Economists have been studying the labor-market consequences of immigration for over three decades. The vast literature that has emerged has brought new theoretical perspectives to labor economics and new empirical approaches to modeling labor-market. What the literature has not produced is consensus about how labor markets respond to immigrant inflows. Which types of workers lose from immigration and which types gain? How have different regions faired in response to the arrival of large numbers of foreign-born workers?

Estimates of the impact of immigration on the wages of native-born workers appear to depend on how one defines the geographic scope of labor markets, skill groups within these labor markets, and the interchangeability of native- and foreign-born workers on the job.

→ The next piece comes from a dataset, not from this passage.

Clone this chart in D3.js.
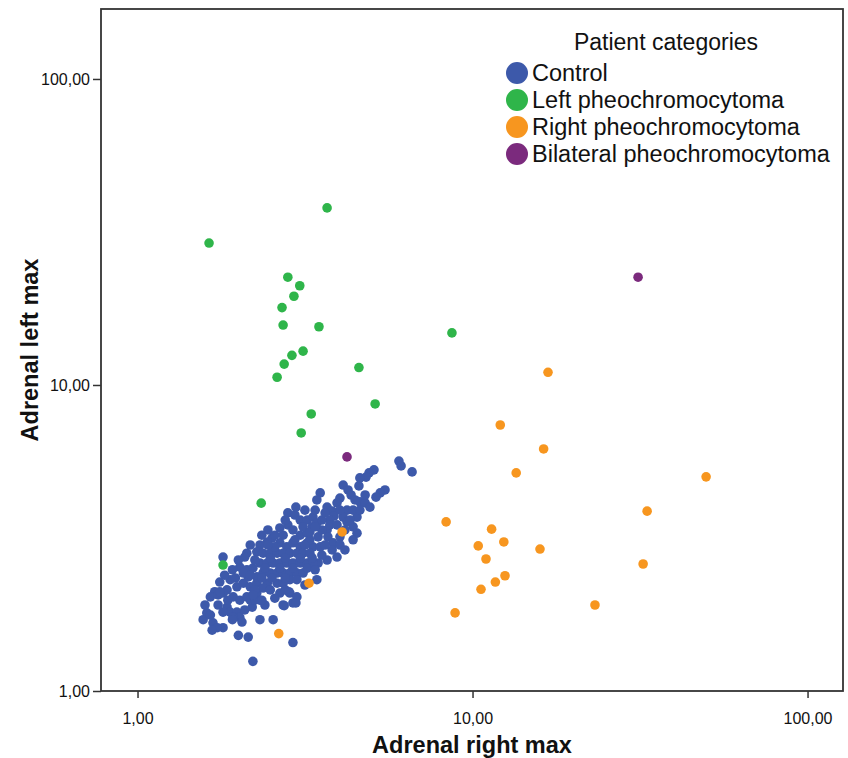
<!DOCTYPE html>
<html>
<head>
<meta charset="utf-8">
<script src="https://cdn.jsdelivr.net/npm/d3@7"></script>
<style>
  body { margin: 0; background: #fff; }
  svg text { font-family: "Liberation Sans", Arial, sans-serif; }
</style>
</head>
<body>
<div id="chart"></div>
<script>
// categories
var categories = ["Control", "Left pheochromocytoma", "Right pheochromocytoma", "Bilateral pheochromocytoma"];
var catColors = ["#3d59aa", "#2fb54a", "#f7961f", "#7b2a7d"];

// [adrenal right max, adrenal left max]
var control = [
    [6.03,5.64],[6.12,5.44],[6.60,5.20],[5.08,5.28],[4.91,5.16],[4.81,5.00],[4.61,4.97],[4.58,4.68],
    [4.11,4.71],[4.25,4.54],[4.34,4.37],[5.48,4.54],[5.30,4.44],[5.15,4.30],[3.51,4.44],[3.43,4.21],
    [4.02,4.27],[3.94,4.12],[4.61,4.15],[4.78,4.12],[4.94,3.99],[3.68,3.99],[3.81,3.87],[3.86,3.73],
    [3.75,3.62],[4.22,3.90],[4.40,3.90],[4.52,3.70],[4.11,3.70],[4.22,3.57],[2.81,3.82],[2.95,3.76],
    [3.06,3.62],[3.21,3.62],[3.34,3.70],[3.43,3.54],[3.32,3.44],[2.81,3.49],[2.91,3.36],[4.40,3.44],
    [4.52,3.28],[4.40,3.12],[3.68,3.36],[3.70,3.19],[3.83,3.05],[3.81,2.89],[3.94,2.74],[3.68,2.68],
    [3.46,2.62],[2.52,3.16],[2.44,3.07],[2.32,3.00],[2.27,2.85],[2.12,2.82],[2.09,2.74],[1.80,2.74],
    [2.66,3.05],[2.79,2.96],[2.91,3.05],[3.06,2.96],[3.21,3.05],[3.34,2.96],[3.51,2.96],[2.37,2.82],
    [2.49,2.82],[2.61,2.82],[2.72,2.82],[2.85,2.82],[2.99,2.82],[3.12,2.82],[3.27,2.82],[2.32,2.62],
    [2.44,2.62],[2.54,2.62],[2.66,2.62],[2.79,2.62],[2.91,2.62],[3.06,2.62],[3.21,2.62],[3.34,2.62],
    [2.02,2.54],[2.12,2.49],[2.21,2.52],[2.37,2.43],[2.49,2.43],[2.61,2.43],[2.72,2.43],[2.85,2.43],
    [2.99,2.43],[3.12,2.43],[3.43,2.31],[1.89,2.31],[1.98,2.19],[2.07,2.25],[2.17,2.19],[2.27,2.25],
    [2.44,2.25],[2.61,2.25],[2.72,2.25],[2.85,2.31],[1.70,2.11],[1.65,2.03],[1.74,2.06],[1.80,2.09],
    [1.85,2.14],[1.93,2.03],[2.02,1.98],[2.12,2.03],[2.27,2.09],[2.32,1.98],[2.37,2.17],[2.66,2.09],
    [2.85,2.09],[2.99,2.03],[2.72,1.91],[2.91,1.94],[1.85,1.88],[1.89,1.81],[1.98,1.81],[2.02,1.74],
    [1.93,1.74],[2.20,1.88],[1.61,1.80],[1.57,1.71],[1.68,1.67],[1.80,1.61],[1.73,1.61],[1.67,1.58],
    [1.92,1.71],[2.05,1.68],[2.32,1.71],[2.54,1.71],[2.00,1.52],[2.14,1.50],[2.91,1.44],[2.21,1.25],
    [2.57,3.23],[2.72,3.23],[3.06,3.23],[3.21,3.28],[3.46,3.19],[4.02,3.19],[4.16,3.36],[2.57,2.96],
    [3.27,3.12],[3.63,3.00],[4.02,3.00],[4.16,2.89],[2.24,2.68],[2.49,2.72],[2.76,2.72],[3.06,2.72],
    [3.32,2.72],[3.55,2.78],[2.27,2.36],[2.40,2.52],[2.66,2.52],[2.91,2.52],[3.21,2.52],[3.39,2.49],
    [2.35,2.34],[2.52,2.34],[2.76,2.34],[2.99,2.31],[3.16,2.22],[2.24,2.14],[2.49,2.14],[2.76,2.14],
    [2.57,2.01],[2.40,1.91],[2.17,1.98],[3.12,3.44],[3.27,3.31],[3.55,3.62],[3.75,3.49],[3.94,3.49],
    [4.31,3.62],[4.61,3.90],[4.46,4.21],[4.78,4.37],[4.02,3.90],[3.63,3.82],[3.39,3.90],[3.16,3.90],
    [2.97,3.99],[2.76,3.62],[2.66,3.41],[2.45,3.36],[2.35,3.23],[2.17,3.00],[2.00,2.68],[1.92,2.49],
    [1.82,2.39],[1.76,2.27],[1.86,1.98],[2.09,1.84],[1.80,1.81],[1.74,1.91],[1.65,1.77],[2.24,1.98],
    [2.35,1.98],[2.74,1.90],[2.97,1.94],[2.83,2.11],[2.14,2.36],[2.07,2.43],[1.96,2.34],[2.21,2.06],
    [2.45,3.00],[3.16,3.00],[3.55,3.36],[3.39,3.44],[2.95,3.12],[2.17,2.39],[1.76,2.11],[1.59,1.91]
];
var leftPheo = [
    [3.68,37.9],[1.635,29.1],[2.81,22.5],[3.05,21.1],[2.93,19.5],[2.70,17.9],[2.72,15.7],[3.48,15.5],
    [3.12,12.9],[2.89,12.5],[2.74,11.7],[2.61,10.6],[4.58,11.4],[5.12,8.67],[3.30,8.04],[3.08,6.97],
    [8.68,14.8],[2.34,4.11],[1.80,2.58]
];
var rightPheo = [
    [16.8,11.0],[12.1,7.40],[16.3,6.18],[13.5,5.16],[49.8,5.01],[33.2,3.87],[8.34,3.57],[11.4,3.38],
    [12.4,3.07],[10.4,2.98],[15.9,2.91],[10.97,2.70],[32.3,2.60],[12.5,2.38],[11.7,2.27],[10.6,2.15],
    [23.2,1.91],[8.87,1.80],[4.08,3.31],[3.25,2.25],[2.64,1.54]
];
var bilateralPheo = [
    [31.2,22.5],[4.22,5.82]
];

var tickValues = [1, 10, 100];
var xTitle = "Adrenal right max";
var yTitle = "Adrenal left max";
var legendTitle = "Patient categories";

var width = 848, height = 758;
var plotL = 101, plotR = 843, plotT = 9, plotB = 691;

var svg = d3.select("#chart").append("svg")
    .attr("width", width)
    .attr("height", height);

var x = d3.scaleLog()
    .domain([0.778, 127.6])
    .range([plotL, plotR]);

var y = d3.scaleLog()
    .domain([1, 169.3])
    .range([plotB, plotT]);

var fmt = function(d) { return d3.format(".2f")(d).replace(".", ","); };

// axes
var xAxis = svg.append("g")
    .attr("transform", "translate(0," + plotB + ")")
    .call(d3.axisBottom(x).tickValues(tickValues).tickFormat(fmt).tickSize(7).tickSizeOuter(0));
xAxis.select(".domain").remove();
xAxis.selectAll("line").attr("stroke", "#333").attr("stroke-width", 1.5);
xAxis.selectAll("text").style("font-size", "16px").attr("fill", "#111").attr("y", 22);

var yAxis = svg.append("g")
    .attr("transform", "translate(" + plotL + ",0)")
    .call(d3.axisLeft(y).tickValues(tickValues).tickFormat(fmt).tickSize(8).tickSizeOuter(0));
yAxis.select(".domain").remove();
yAxis.selectAll("line").attr("stroke", "#333").attr("stroke-width", 1.5);
yAxis.selectAll("text").style("font-size", "16px").attr("fill", "#111").attr("x", -11);

// frame
svg.append("rect")
    .attr("x", plotL).attr("y", plotT)
    .attr("width", plotR - plotL).attr("height", plotB - plotT)
    .attr("fill", "none").attr("stroke", "#333").attr("stroke-width", 1.8);

// points
var groups = [control, leftPheo, rightPheo, bilateralPheo];
groups.forEach(function(data, i) {
    svg.append("g").selectAll("circle")
        .data(data)
        .enter().append("circle")
        .attr("cx", function(d) { return x(d[0]); })
        .attr("cy", function(d) { return y(d[1]); })
        .attr("r", 4.8)
        .attr("fill", catColors[i]);
});

// axis titles
svg.append("text")
    .attr("x", (plotL + plotR) / 2)
    .attr("y", 753)
    .attr("text-anchor", "middle")
    .attr("font-size", "23.5px")
    .attr("font-weight", "bold")
    .attr("fill", "#111")
    .text(xTitle);

svg.append("text")
    .attr("transform", "translate(38," + ((plotT + plotB) / 2) + ") rotate(-90)")
    .attr("text-anchor", "middle")
    .attr("font-size", "23.5px")
    .attr("font-weight", "bold")
    .attr("fill", "#111")
    .text(yTitle);

// legend
var legend = svg.append("g");
legend.append("text")
    .attr("x", 666).attr("y", 50)
    .attr("text-anchor", "middle")
    .attr("font-size", "23px")
    .attr("fill", "#111")
    .text(legendTitle);

var items = legend.selectAll("g.item")
    .data(categories)
    .enter().append("g")
    .attr("transform", function(d, i) { return "translate(0," + (73 + i * 27) + ")"; });

items.append("circle")
    .attr("cx", 517).attr("cy", 0).attr("r", 11)
    .attr("fill", function(d, i) { return catColors[i]; });

items.append("text")
    .attr("x", 532).attr("y", 8)
    .attr("font-size", "23.5px")
    .attr("fill", "#111")
    .text(function(d) { return d; });
</script>
</body>
</html>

This variation in results suggests that there are features of regional or national labor markets that condition how they adjust to inflows of immigrant workers. Without a deeper understanding of these adjustment mechanisms, we cannot say how immigration affects regional or national labor-market outcomes.

Professors Ariel Burstein and Jonathan Vogel contribute to research on the labor-market consequences of immigration by marrying theoretical insights from international trade with empirical methods from labor economics. In a paper entitled “Tradability and the Labor-Market Impact of Immigration: Theory and Evidence from the U.S.,” they show empirically and theoretically how differences in the tradability of occupational services—think software programmers or manufacturing assembly-line workers as being on the tradable end, and dentists or janitors as being on the non-tradable end—create variation both within and between regions in how labor markets respond to an influx of immigrant workers. The more specialized a regional economy is in tradable activities, the more that economy can absorb an inflow of immigrant labor without creating strong pressures on local wages. For example, Silicon Valley can use the arrival of foreign-born engineers to expand its exports of IT services, the region may see only modest changes in its average wages following an immigration-induced increase in local labor supply.

As a result, native-born workers will vary in their exposure to immigration according how specialized their skills are in the occupations that attract foreign-born labor. A worker in construction, a sector with high immigrant presence, is likely to be more exposed to immigration inflows than is a worker in mail distribution, a sector with low immigrant presence. Burstein and Vogel’s project involve theoretical modeling of the U.S. economy, empirical estimation of the model using data on U.S. local labor markets, and quantitative modeling that characterizes impacts by region and occupation of counterfactual changes in U.S. immigration policy.